The majority of Japanese Americans today are descended form people who arrived after WWII ended. You'll actually find a sharp line between Americans of East Asian descent whose ancestors immigrated before and after WWII: those who were here longer are poorer, those who arrived later are wealthier. This is mostly because, from 1945 into the 1970s, almost all of the East Asian immigrants to the US arrived as students. So the reason Asian Americans have appeared to succeed so much is: the successful ones started wealthier. They arrived on American shores with bachelor's degrees and with acceptance letters to graduate and professional degree programs in hand, and graduated into high-paying jobs, which means their children were mostly born into affluence. They were also skimmed solely from East Asia's intellectual elite; almost all were in the top 3% of their college classes. But it's also important to note the bimodal distribution in Asian-American income. The descendants of Asian immigrants who didn't arrive as graduate or professional students are in fact poorer than white Americans on average. That speaks to the discrimination that still exists. As for affirmative action: it may depend on the school, but MIT's experience has been that the underrepresented minorities outperform whites with similar high school grades and test scores, and this pattern has been consistent over decades.

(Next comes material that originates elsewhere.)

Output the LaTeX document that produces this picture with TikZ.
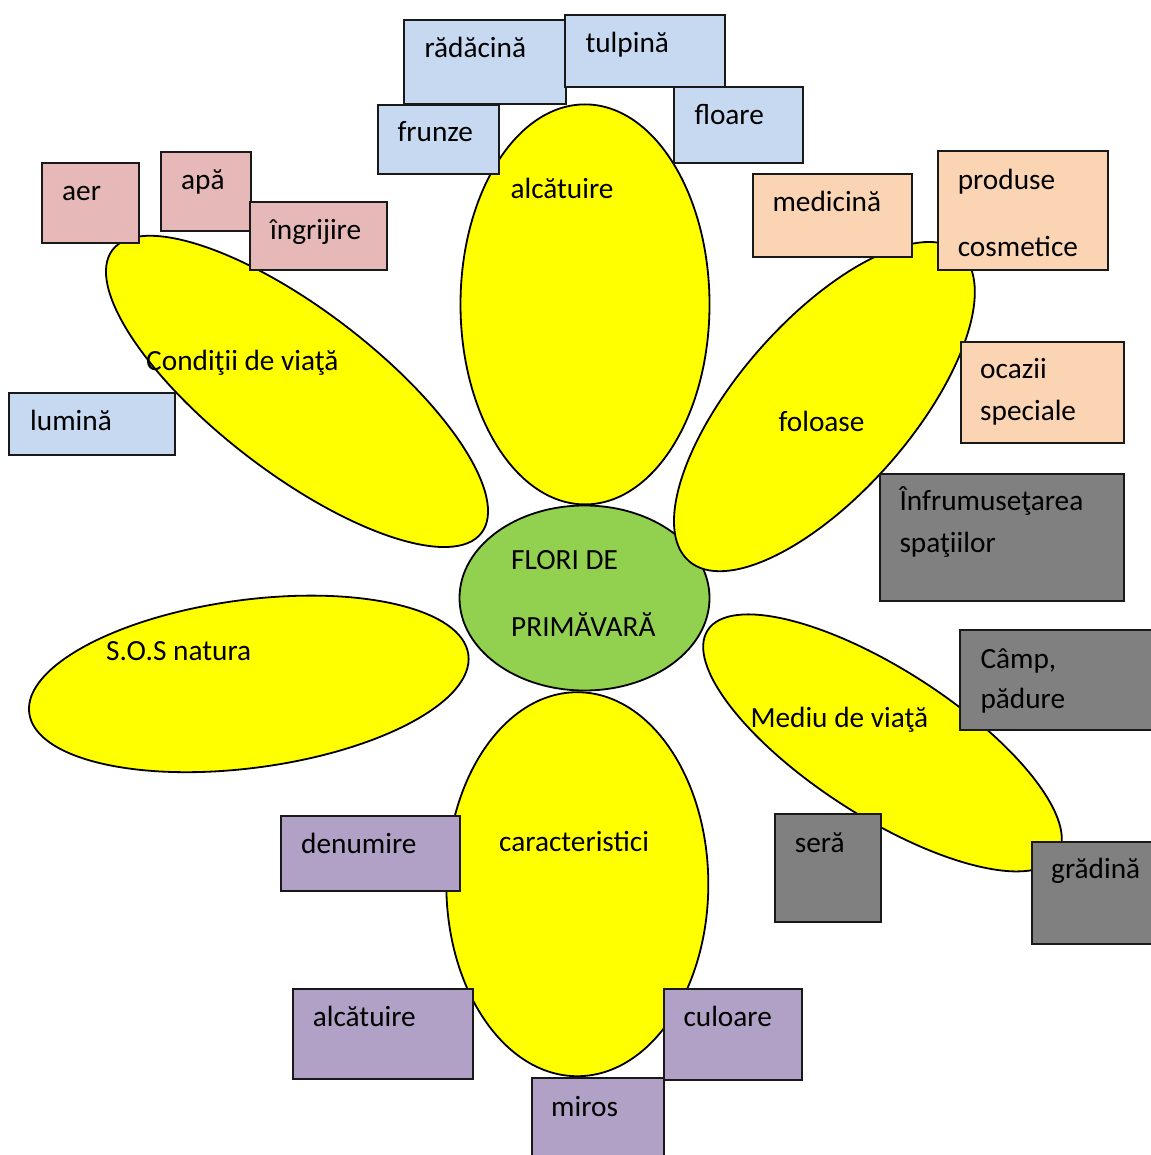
\documentclass[tikz,border=0pt]{standalone}
\usepackage{fontspec}
\setmainfont{Carlito}
\usetikzlibrary{shapes.geometric}
\definecolor{petalY}{HTML}{FFFF00}
\definecolor{hubG}{HTML}{92D050}
\definecolor{boxBlue}{HTML}{C6D9F1}
\definecolor{boxPink}{HTML}{E6B9B8}
\definecolor{boxPeach}{HTML}{FBD4B4}
\definecolor{boxGrey}{HTML}{808080}
\definecolor{boxPurple}{HTML}{B2A1C7}
\begin{document}
\begin{tikzpicture}[x=1pt,y=-1pt,
  petal/.style={ellipse, draw=black, line width=1.8pt, fill=petalY, inner sep=0pt},
  hub/.style={ellipse, draw=black, line width=1.8pt, fill=hubG, inner sep=0pt},
  card/.style={rectangle, draw=black!90, line width=1.9pt, inner sep=0pt, anchor=north west},
  blue/.style={card, fill=boxBlue},
  pink/.style={card, fill=boxPink},
  peach/.style={card, fill=boxPeach},
  grey/.style={card, fill=boxGrey},
  purple/.style={card, fill=boxPurple},
  lbl/.style={anchor=base west, inner sep=0pt, outer sep=0pt, text=black, font=\fontsize{29.3}{35}\selectfont}
]
\useasboundingbox[fill=white] (0,0) rectangle (1150,1155);

% centre
\node[hub, minimum width=250pt, minimum height=185pt] (hub) at (584.5,598) {};

% petals
\node[petal, minimum width=249pt, minimum height=400pt] (pTop) at (585,304.4) {};
\node[petal, minimum width=262pt, minimum height=384pt] (pBot) at (577.3,884.2) {};
\node[petal, minimum width=465pt, minimum height=163pt, rotate=-37.5] (pCond) at (297,391.4) {};
\node[petal, minimum width=411pt, minimum height=173pt, rotate=48.7] (pFol) at (824.4,406.6) {};
\node[petal, minimum width=443pt, minimum height=168pt, rotate=7.6] (pSos) at (248.8,683.9) {};
\node[petal, minimum width=416pt, minimum height=147pt, rotate=-32.8] (pMed) at (882.5,742.9) {};

% petal / hub labels
\node[lbl] (tFlori1) at (511.2,569.3) {FLORI DE};
\node[lbl] (tFlori2) at (511.2,636.7) {PRIMĂVARĂ};
\node[lbl] (tAlc) at (510.5,198.7) {alcătuire};
\node[lbl] (tCar) at (499.2,851.7) {caracteristici};
\node[lbl] (tCond) at (146.2,370) {Condiţii de viaţă};
\node[lbl] (tFol) at (778.5,431.7) {foloase};
\node[lbl] (tSos) at (106.2,660) {S.O.S natura};
\node[lbl] (tMed) at (750.5,727.7) {Mediu de viaţă};

% blue boxes
\node[blue, minimum width=161.7pt, minimum height=84.3pt] (bRad) at (403.3,19) {};
\node[blue, minimum width=159.7pt, minimum height=71.4pt] (bTul) at (564.3,14.3) {};
\node[blue, minimum width=121pt, minimum height=69.6pt] (bFru) at (376.7,103.7) {};
\node[blue, minimum width=128.4pt, minimum height=75.7pt] (bFlo) at (673.3,86) {};
\node[blue, minimum width=165.7pt, minimum height=61.7pt] (bLum) at (8.3,392.3) {};

% pink boxes
\node[pink, minimum width=96.7pt, minimum height=80pt] (bAer) at (41,161.7) {};
\node[pink, minimum width=90pt, minimum height=79.3pt] (bApa) at (160,150.7) {};
\node[pink, minimum width=136.7pt, minimum height=68.3pt] (bIng) at (249.3,200.7) {};

% peach boxes
\node[peach, minimum width=158.7pt, minimum height=82.4pt] (bMed) at (752,173.3) {};
\node[peach, minimum width=170pt, minimum height=118.7pt] (bPro) at (937.3,150.3) {};
\node[peach, minimum width=163.6pt, minimum height=101pt] (bOca) at (959.7,340.7) {};

% grey boxes
\node[grey, minimum width=244.3pt, minimum height=127.3pt] (bInf) at (879,472.7) {};
\node[grey, minimum width=205.7pt, minimum height=100.3pt] (bCam) at (959.3,629) {};
\node[grey, minimum width=106pt, minimum height=107.4pt] (bSer) at (773.7,813.3) {};
\node[grey, minimum width=134.3pt, minimum height=102.6pt] (bGra) at (1030.7,840.7) {};

% purple boxes
\node[purple, minimum width=179.1pt, minimum height=75pt] (bDen) at (280.3,815) {};
\node[purple, minimum width=180pt, minimum height=89.4pt] (bAlc) at (291.7,988.3) {};
\node[purple, minimum width=138.3pt, minimum height=91pt] (bCul) at (662.7,988.3) {};
\node[purple, minimum width=131.7pt, minimum height=92.7pt] (bMir) at (531,1077.3) {};

% box labels
\node[lbl] (tRad) at (424.5,57.3) {rădăcină};
\node[lbl] (tTul) at (585.5,53) {tulpină};
\node[lbl] (tFru) at (397.5,141.7) {frunze};
\node[lbl] (tFlo) at (694.5,124.3) {floare};
\node[lbl] (tLum) at (30.2,430) {lumină};
\node[lbl] (tAer) at (62.2,201) {aer};
\node[lbl] (tApa) at (181.2,189.3) {apă};
\node[lbl] (tIng) at (270.2,239.3) {îngrijire};
\node[lbl] (tMedi) at (772.5,211.7) {medicină};
\node[lbl] (tPro1) at (957.8,189.3) {produse};
\node[lbl] (tPro2) at (957.8,256.7) {cosmetice};
\node[lbl] (tOca1) at (980.2,378.3) {ocazii};
\node[lbl] (tOca2) at (980.2,420.7) {speciale};
\node[lbl] (tInf1) at (899.5,510) {Înfrumuseţarea};
\node[lbl] (tInf2) at (899.5,552.3) {spaţiilor};
\node[lbl] (tCam1) at (980.5,668.3) {Câmp,};
\node[lbl] (tCam2) at (980.5,708.3) {pădure};
\node[lbl] (tSer) at (794.8,852.7) {seră};
\node[lbl] (tGra) at (1051.2,878.3) {grădină};
\node[lbl] (tDen) at (301.2,853.3) {denumire};
\node[lbl] (tAlc2) at (312.8,1026.7) {alcătuire};
\node[lbl] (tCul) at (683.5,1026.7) {culoare};
\node[lbl] (tMir) at (551.2,1116) {miros};
\end{tikzpicture}
\end{document}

Discrimination may play a part in that, but the non-student Asian immigrants were, in many cases, refugees (such as the Hmong). It's not surprising that relatively uneducated, poor immigrants who may not speak English have a tough time becoming as wealthy as white Americans. Yes, but in many cases, the white kids with similar high school grades and test scores aren't getting admitted with those grades and scores, while their underrepresented minority counterparts are. That's where the complaint is. It's hardly surprising that people don't see the fairness in someone with lower numbers getting in over their kid. Not sure what you mean.
You are using quite a broad brush to paint a certain ethnicity. I'm not personally offended but this is why all views in a discussion like this should be heard.
It's not a huge stretch to say that black people were generally not welcome in the new post-WWII subdivisions.
Are the minority grades lower or are they similar (roughly equal). To be perfectly blunt, the fact that minorities can even be accepted into college these days doesn't erase the impact of 150 years for them not being able to even set foot on campus, let alone attain the jobs and income/wealth that those jobs allow.
That unfairness shouldn't be paid back by unfairly keeping other kids out of college based on their race. But, this is a dead end argument. There's no real new points that can be discussed on AA. It's like abortion, or gun control.
Not according to this research paper, which shows that only 1/3 of the growth (not even total population) of Japanese population in post WWII can be attributed to immigration from 1945-1980. http://www.google.com/url?sa=t&rct=j&q=&esrc=s&source=web&cd=15&cad=rja&uact=8&ved=0ahUKEwi99ZaxqpzPAhUBTyYKHVzDDd8QFghvMA4&url=http://www.tsukuba-g.ac.jp/library/kiyou/2003/7.ONOZAWA.pdf&usg=AFQjCNHPDzzvijQuwTTgcLKg1b_X1zAIHg&sig2=zcJZbRVmv96hFHO9OZ9TEA And by the 1980's, Japan became a relatively wealthy country, and immigration from Japan to the USA greatly decreased. Finally, about Chinese--how wealthy could the Chinese immigrants have been coming out of a impoverished, communist country? Private wealth was only legalized in the last 25-30 years or so.